## SOURCE EXCERPT
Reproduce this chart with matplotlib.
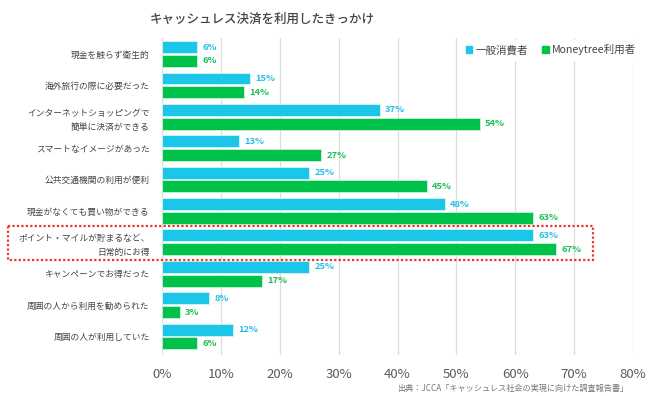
import matplotlib
matplotlib.use('Agg')
import matplotlib.pyplot as plt
from matplotlib.patches import Patch, Rectangle
import numpy as np

plt.rcParams['font.family'] = ['Noto Sans CJK JP', 'DejaVu Sans']

categories = ['現金を触らず衛生的', '海外旅行の際に必要だった',
              'インターネットショッピングで\n簡単に決済ができる', 'スマートなイメージがあった',
              '公共交通機関の利用が便利', '現金がなくても買い物ができる',
              'ポイント・マイルが貯まるなど、\n日常的にお得', 'キャンペーンでお得だった',
              '周囲の人から利用を勧められた', '周囲の人が利用していた']
general = [6, 15, 37, 13, 25, 48, 63, 25, 8, 12]
moneytree = [6, 14, 54, 27, 45, 63, 67, 17, 3, 6]
series_names = ['一般消費者', 'Moneytree利用者']
xticks = [0, 10, 20, 30, 40, 50, 60, 70, 80]

BLUE = '#1BC7E8'
GREEN = '#00C24A'
BLUE_TXT = '#22BFE6'
GREEN_TXT = '#19BE55'

fig = plt.figure(figsize=(6.5, 3.96), dpi=100)
ax = fig.add_axes([162/650, 1-355/396, (633-162)/650, (355-38)/396])

y = np.arange(len(categories))
h = 0.38
off = 0.22
ax.barh(y - off, general, height=h, color=BLUE, edgecolor='#D8F4FA', linewidth=0.6, zorder=3)
ax.barh(y + off, moneytree, height=h, color=GREEN, edgecolor='#CCF2DA', linewidth=0.6, zorder=3)

for i in range(len(categories)):
    ax.text(general[i] + 0.9, y[i] - off, '%d%%' % general[i], color=BLUE_TXT,
            fontsize=6.7, fontweight='bold', va='center', ha='left')
    ax.text(moneytree[i] + 0.9, y[i] + off, '%d%%' % moneytree[i], color=GREEN_TXT,
            fontsize=6.7, fontweight='bold', va='center', ha='left')

ax.set_xlim(0, 80)
ax.set_ylim(len(categories) - 1 + 0.59, -0.51)
ax.set_xticks(xticks)
ax.set_xticklabels(['%d%%' % t for t in xticks], fontsize=9.5, color='#5a5a5a')
ax.set_yticks(y)
ax.set_yticklabels(categories, fontsize=6.3, color='#444444', linespacing=1.7)
ax.tick_params(axis='both', length=0)
ax.tick_params(axis='x', pad=9)
ax.tick_params(axis='y', pad=9)
ax.grid(axis='x', color='#DDDDDD', linewidth=0.9, zorder=0)
for s in ax.spines.values():
    s.set_visible(False)

# highlight box
box = Rectangle((-26.1, 6 - 0.53), 99.3, 1.08, fill=False, edgecolor='#F0342A',
                linestyle=(0, (1, 1)), linewidth=1.6, clip_on=False, zorder=5)
ax.add_patch(box)

handles = [Patch(color=BLUE), Patch(color=GREEN)]
leg = ax.legend(handles, series_names, loc='upper right', bbox_to_anchor=(1.02, 1.0),
                ncol=2, frameon=True, fontsize=7.6, handlelength=0.6, handleheight=0.6,
                handletextpad=0.3, columnspacing=1.4, borderaxespad=0.2)
leg.get_frame().set_facecolor('white')
leg.get_frame().set_edgecolor('white')
leg.get_frame().set_alpha(1)
for t in leg.get_texts():
    t.set_color('#444444')

fig.text(262/650, 1-19/396, 'キャッシュレス決済を利用したきっかけ', ha='center', va='center',
         fontsize=9, fontweight='medium', color='#444444')
fig.text(628/650, 1-388/396, '出典：JCCA「キャッシュレス社会の実現に向けた調査報告書」',
         ha='right', va='center', fontsize=5.9, color='#777777')

fig.savefig('out.png', dpi=100, facecolor='white')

## TASK
Repeat the listing above from its first line through the line that contains "ax.add_patch(box)", both included, and nothing more. Drop the pictures.

## RESULT FOR THIS TASK
Reproduce this chart with matplotlib.
import matplotlib
matplotlib.use('Agg')
import matplotlib.pyplot as plt
from matplotlib.patches import Patch, Rectangle
import numpy as np

plt.rcParams['font.family'] = ['Noto Sans CJK JP', 'DejaVu Sans']

categories = ['現金を触らず衛生的', '海外旅行の際に必要だった',
              'インターネットショッピングで\n簡単に決済ができる', 'スマートなイメージがあった',
              '公共交通機関の利用が便利', '現金がなくても買い物ができる',
              'ポイント・マイルが貯まるなど、\n日常的にお得', 'キャンペーンでお得だった',
              '周囲の人から利用を勧められた', '周囲の人が利用していた']
general = [6, 15, 37, 13, 25, 48, 63, 25, 8, 12]
moneytree = [6, 14, 54, 27, 45, 63, 67, 17, 3, 6]
series_names = ['一般消費者', 'Moneytree利用者']
xticks = [0, 10, 20, 30, 40, 50, 60, 70, 80]

BLUE = '#1BC7E8'
GREEN = '#00C24A'
BLUE_TXT = '#22BFE6'
GREEN_TXT = '#19BE55'

fig = plt.figure(figsize=(6.5, 3.96), dpi=100)
ax = fig.add_axes([162/650, 1-355/396, (633-162)/650, (355-38)/396])

y = np.arange(len(categories))
h = 0.38
off = 0.22
ax.barh(y - off, general, height=h, color=BLUE, edgecolor='#D8F4FA', linewidth=0.6, zorder=3)
ax.barh(y + off, moneytree, height=h, color=GREEN, edgecolor='#CCF2DA', linewidth=0.6, zorder=3)

for i in range(len(categories)):
    ax.text(general[i] + 0.9, y[i] - off, '%d%%' % general[i], color=BLUE_TXT,
            fontsize=6.7, fontweight='bold', va='center', ha='left')
    ax.text(moneytree[i] + 0.9, y[i] + off, '%d%%' % moneytree[i], color=GREEN_TXT,
            fontsize=6.7, fontweight='bold', va='center', ha='left')

ax.set_xlim(0, 80)
ax.set_ylim(len(categories) - 1 + 0.59, -0.51)
ax.set_xticks(xticks)
ax.set_xticklabels(['%d%%' % t for t in xticks], fontsize=9.5, color='#5a5a5a')
ax.set_yticks(y)
ax.set_yticklabels(categories, fontsize=6.3, color='#444444', linespacing=1.7)
ax.tick_params(axis='both', length=0)
ax.tick_params(axis='x', pad=9)
ax.tick_params(axis='y', pad=9)
ax.grid(axis='x', color='#DDDDDD', linewidth=0.9, zorder=0)
for s in ax.spines.values():
    s.set_visible(False)

# highlight box
box = Rectangle((-26.1, 6 - 0.53), 99.3, 1.08, fill=False, edgecolor='#F0342A',
                linestyle=(0, (1, 1)), linewidth=1.6, clip_on=False, zorder=5)
ax.add_patch(box)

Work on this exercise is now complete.